My friends all warned me about what to expect when I went back to work. You think you’ll be glad to get out of the house, they said. But when the time comes, you’ll yearn to get back. You’ll actually find yourself calling home during the day just to hear the baby cry. They were right. Those same friends would later reassure me that it’s possible to love a second baby as much as the first. It’s true. I don’t know how that works, I guess the heart just expands.
Mothering, of course, complicated life exponentially. Suddenly, a trip to the grocery store became a major logistical ordeal. If I took a baby, or two of them, I’d have to bring a stroller or backpack carrier, a diaper bag, a bottle, and at least one toy. I’d reach in my purse for a pen and come up with a toy airplane or a G.I. Joe. Or I’d be sitting in court trying a case, and my beeper would go off with a call from home.
My colleagues were sympathetic. Even during the Simpson case, when we were all in the throes of monstrous stress, my teammates were all so sweet and considerate. It wasn’t unusual for our meetings to be interrupted by a phone call from the domestic front and Hank and Scott would riff on my transformation from Darth Vader to Mother Goose. Not until this Monday morning in February, when Johnnie hit me with his accusations that I had used my children-used them-had I come face-to-face with reality: not all the world loves a working mother.
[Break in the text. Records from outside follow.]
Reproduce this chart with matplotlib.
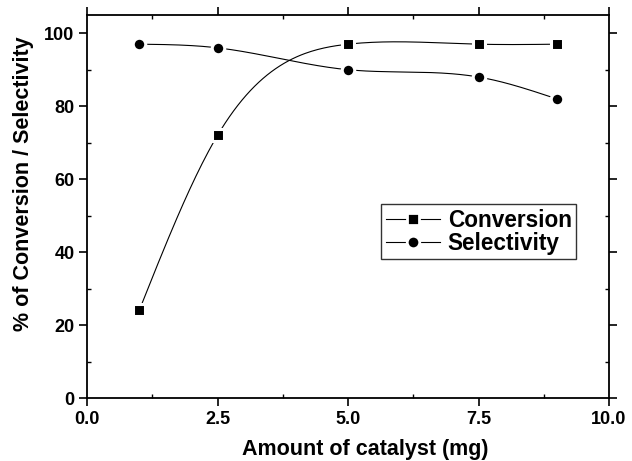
import numpy as np
import matplotlib
matplotlib.use('Agg')
import matplotlib.pyplot as plt
from matplotlib.ticker import MultipleLocator

# data
catalyst = [1.0, 2.5, 5.0, 7.5, 9.0]
conversion = [24, 72, 97, 97, 97]
selectivity = [97, 96, 90, 88, 82]


def natural_spline(x, y, n=200):
    # smooth connecting line, like the origin spline
    x = np.asarray(x, float)
    y = np.asarray(y, float)
    h = np.diff(x)
    m = len(x)
    A = np.zeros((m, m))
    b = np.zeros(m)
    A[0, 0] = A[-1, -1] = 1
    for i in range(1, m - 1):
        A[i, i - 1] = h[i - 1]
        A[i, i] = 2 * (h[i - 1] + h[i])
        A[i, i + 1] = h[i]
        b[i] = 6 * ((y[i + 1] - y[i]) / h[i] - (y[i] - y[i - 1]) / h[i - 1])
    M = np.linalg.solve(A, b)
    xs = np.linspace(x[0], x[-1], n)
    k = np.clip(np.searchsorted(x, xs) - 1, 0, m - 2)
    t0 = x[k + 1] - xs
    t1 = xs - x[k]
    hk = h[k]
    ys = (M[k] * t0**3 + M[k + 1] * t1**3) / (6 * hk) \
        + (y[k] / hk - M[k] * hk / 6) * t0 + (y[k + 1] / hk - M[k + 1] * hk / 6) * t1
    return xs, ys


plt.rcParams['font.family'] = 'Liberation Sans'
plt.rcParams['font.weight'] = 'bold'

fig = plt.figure(figsize=(6.32, 4.61), dpi=100)
ax = fig.add_axes([87 / 632, 63 / 461, 522 / 632, 383 / 461])

for ys, mk in [(conversion, 's'), (selectivity, 'o')]:
    sx, sy = natural_spline(catalyst, ys)
    ax.plot(sx, sy, color='black', lw=0.8)
    ax.plot(catalyst, ys, linestyle='none', marker=mk, ms=9 if mk == 'o' else 8.5,
            mfc='black', mec='white', mew=2.2)

# legend proxies
h1, = ax.plot([], [], color='black', lw=0.8, marker='s', ms=8.5, mfc='black', mec='white', mew=2)
h2, = ax.plot([], [], color='black', lw=0.8, marker='o', ms=9, mfc='black', mec='white', mew=2)
leg = ax.legend([h1, h2], ['Conversion', 'Selectivity'], loc='upper left',
                bbox_to_anchor=(294 / 522, 1 - 189 / 383), fontsize=16.3, frameon=True,
                fancybox=False, edgecolor='black', handlelength=2.4,
                handletextpad=0.35, borderpad=0.2, labelspacing=0.0,
                borderaxespad=0)
leg.get_frame().set_linewidth(1.0)

ax.set_xlim(0, 10)
ax.set_ylim(0, 105)
ax.xaxis.set_major_locator(MultipleLocator(2.5))
ax.xaxis.set_minor_locator(MultipleLocator(1.25))
ax.yaxis.set_major_locator(MultipleLocator(20))
ax.yaxis.set_minor_locator(MultipleLocator(10))
ax.set_xticks([0, 2.5, 5, 7.5, 10])
ax.set_xticklabels(['0.0', '2.5', '5.0', '7.5', '10.0'])

ax.tick_params(which='major', direction='out', length=6, width=1.2, labelsize=13, pad=3)
ax.tick_params(which='minor', direction='in', length=3, width=1.0)
ax.tick_params(which='both', top=True, right=True)
for s in ax.spines.values():
    s.set_linewidth(1.3)

ax.set_xlabel('Amount of catalyst (mg)', fontsize=15.5, fontweight='bold')
ax.set_ylabel('% of Conversion / Selectivity', fontsize=15.5, fontweight='bold')
ax.xaxis.set_label_coords(0.534, -41 / 383)
ax.yaxis.set_label_coords(-53 / 522, 0.559)

fig.savefig('out.png', dpi=100)
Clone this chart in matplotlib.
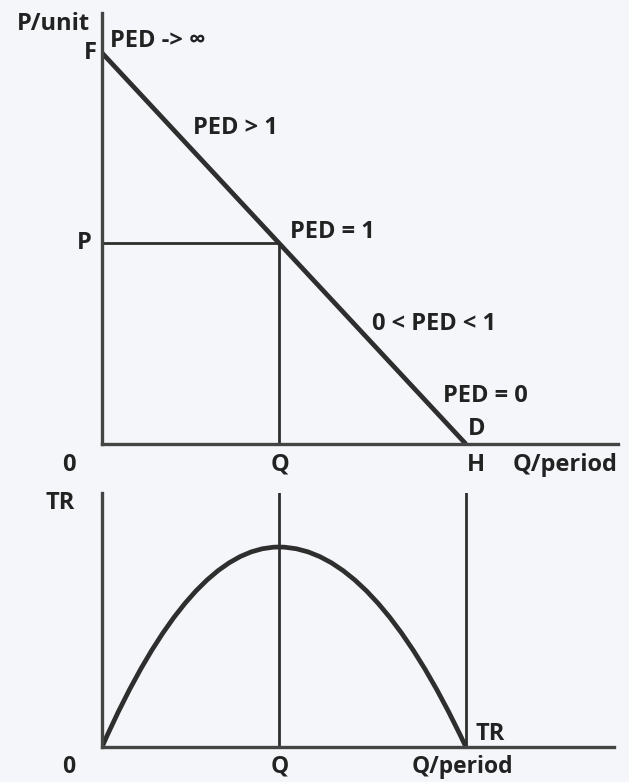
import matplotlib
matplotlib.use("Agg")
import matplotlib.pyplot as plt
from matplotlib.path import Path
from matplotlib.patches import PathPatch

# demand curve end points (Q, P)
demand_q = [0, 10]
demand_p = [10, 0]
# unit elastic point
q_mid = 4.86
p_mid = 5.14

# total revenue: start, peak, end
tr_q = [0, 4.86, 10]
tr_v = [0, 25.0, 0]

H = 10

bg = "#f4f6fa"
ink = "#2e2e2e"
font = ["Open Sans", "DejaVu Sans"]

fig = plt.figure(figsize=(6.29, 7.82), dpi=100, facecolor=bg)
W, Hpx = 629, 782


def px_axes(x0, y0, x1, y1):
    # axes box from pixel corners (left, top, right, bottom)
    return fig.add_axes([x0 / W, 1 - y1 / Hpx, (x1 - x0) / W, (y1 - y0) / Hpx])


def label(x, y, s, ha="left", size=17):
    fig.text(x / W, 1 - y / Hpx, s, ha=ha, va="center", fontsize=size,
             fontweight="bold", color="#222222", family=font)


# top panel: demand
ax = px_axes(102, 13, 618, 444)
ax.set_facecolor(bg)
ax.set_xlim(0, 14.18)
ax.set_ylim(0, 11.02)
ax.plot(demand_q, demand_p, color=ink, lw=3.4, solid_capstyle="butt")
ax.plot([0, q_mid, q_mid], [p_mid, p_mid, 0], color=ink, lw=2.0)

# bottom panel: total revenue, two parabolic halves meeting at the peak
ax2 = px_axes(102, 493, 614, 747)
ax2.set_facecolor(bg)
ax2.set_xlim(0, 14.07)
ax2.set_ylim(0, 31.75)
verts = [(tr_q[0], tr_v[0]), ((tr_q[0] + tr_q[1]) / 2, tr_v[1]), (tr_q[1], tr_v[1]),
         ((tr_q[1] + tr_q[2]) / 2, tr_v[1]), (tr_q[2], tr_v[2])]
codes = [Path.MOVETO, Path.CURVE3, Path.CURVE3, Path.CURVE3, Path.CURVE3]
ax2.add_patch(PathPatch(Path(verts, codes), facecolor="none", edgecolor=ink, lw=3.4))
ax2.axvline(q_mid, color=ink, lw=2.0)
ax2.axvline(H, color=ink, lw=2.0)

for a in (ax, ax2):
    for s in ("top", "right"):
        a.spines[s].set_visible(False)
    for s in ("left", "bottom"):
        a.spines[s].set_linewidth(2.4)
        a.spines[s].set_color("#444444")
    a.set_xticks([])
    a.set_yticks([])

# top labels
label(90, 24, "P/unit", ha="right")
label(97, 53, "F", ha="right")
label(110, 41, "PED -> \u221e")
label(193, 128, "PED > 1")
label(92, 243, "P", ha="right")
label(290, 232, "PED = 1")
label(372, 324, "0 < PED < 1")
label(443, 396, "PED = 0")
label(468, 429, "D")
label(69, 465, "0", ha="center")
label(280, 465, "Q", ha="center")
label(476, 465, "H", ha="center")
label(618, 465, "Q/period", ha="right")

# bottom labels
label(75, 503, "TR", ha="right")
label(476, 734, "TR")
label(69, 767, "0", ha="center", size=16.5)
label(280, 767, "Q", ha="center", size=16.5)
label(513, 767, "Q/period", ha="right", size=16.5)

fig.savefig("out.png", dpi=100, facecolor=bg)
I turned to the last page of the photo album and was mortified to realize that I hadn’t inserted any of the pictures taken over the last eight months. They were still up on the shelf in their plastic covers. When the trial was over, I’d get the album up-to-date, I promised myself.
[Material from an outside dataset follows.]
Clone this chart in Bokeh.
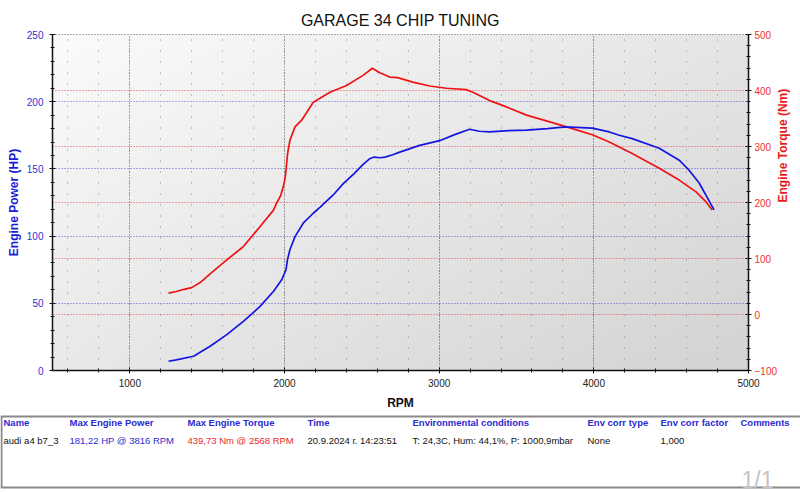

I wanted to lock myself into the bathroom and scream, to pound on the walls. I wanted to mount an offensive that would lay waste to three countries. But I couldn’t do that. I couldn’t afford self-indulgence. I had to call a lawyer immediately to get the ball rolling.
Next morning, I slunk into work like a dog expecting to be hit. When I opened the door to my office I was overwhelmed by the sight and scent of flowers. There were red roses, yellow roses, white roses. There were stalks of gladiolus and eucalyptus, birds-of-paradise, pink and lavender freesias, knots of ‘sweet William and violets. My dank bureaucratic lair had been transformed into a hothouse in full riot. I read the cards on the first three or four bouquets to see who my well-wishers were. No one I knew-just strangers, from Texas, Connecticut, Washington, D.C. All over. They were sending me sympathy and wishing me luck.
Well, I’ll be dipped.
For months before this, supporters had been sending the team jewelry, cosmetics, clothing, and other trinkets. When the bottlers of Evian water saw that Chris and I kept Crystal Geyser on the counsel table, they air-freighted us cases of their own stuff. Someone even sent Chris an expensive leather flight jacket. Chris thought it was hilarious. He started calling this bounty “free shit,” FS for short.
But the FS we’d gotten to date was nothing compared to the avalanche that poured in during those days after Gordon’s custody filing. Scott dubbed the new influx “more free shit.” MFS! Before, I’d gotten flowers only from women; now I got them from men as well. And everybody wanted to know how they could help me out.
Amid this outpouring of goodwill there was a touching solicitude for me personally. A Holocaust survivor sent me a book on coping. My haggard appearance caused others to send cough medicine and vitamins. I got a lot of books on stress. I received angels of every kind. Ceramic, wood, papier-mâché. I kept them all.
I think what touched me most was a letter sent by a convent of Dominican nuns. This wonderful missive urged courage and fortitude; it was sort of the Dominican version of “Go, girlfriend.” I taped it to the wall next to my desk and turned to it several times a day for comfort.
Sisters, if you’re reading this, please accept my gratitude. The next few weeks would be the most trying of my life. Through it all, your prayers preserved my sanity.
And FS restored my faith in my fellow man.